I seriously don’t know what’s up over there at Wizards of the Coast. But, as I am fond of saying, it’s not my company to run into the ground.

The latest monster builder/catalog is pretty lacking in features and capabilities that I want as a customer who runs Dungeons and Dragon games for friends. My concern isn’t really for this one product not rocking my socks off. Really, it’s about the little things in it that, in my eyes, reveal a future that D&D tools will take over time. In short, the lock-down is on like Donkey Kong. This new tool doesn’t allow copy-and-paste of information. It doesn’t allow linking to images with a DDI login. The only way to get information from it is with a screen-capture.

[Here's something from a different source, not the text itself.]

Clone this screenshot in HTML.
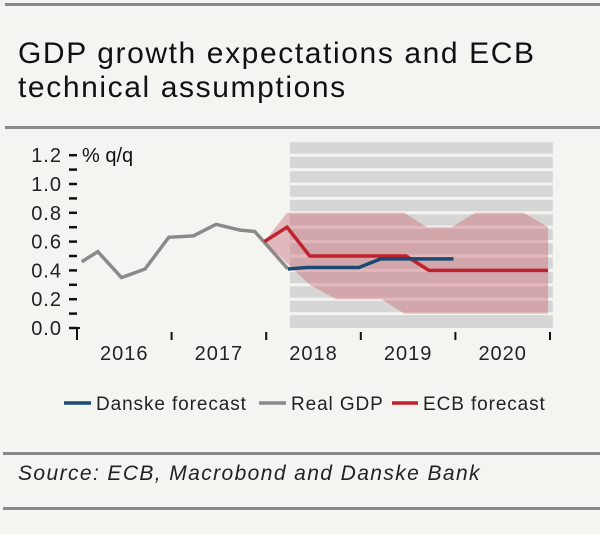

There’s no guarantee things will continue like this. It’s possible that each of these decisions was just a coincidence. Maybe it was just easier. But, to be honest, the realist in me couples these things with the move to online only tools and other decisions made by Wizards of the Coast and it’s just depressing. The RPG community as a whole is growing smaller each year and the largest and most popular brand in that community is not trying to grow their market. Every step down this path means people are forced to jump higher and higher hurdles to play their game.

So what does this have to do with me running D&D games on my netbook? It has to do with the tools I use to run D&D games. Let’s look at my options.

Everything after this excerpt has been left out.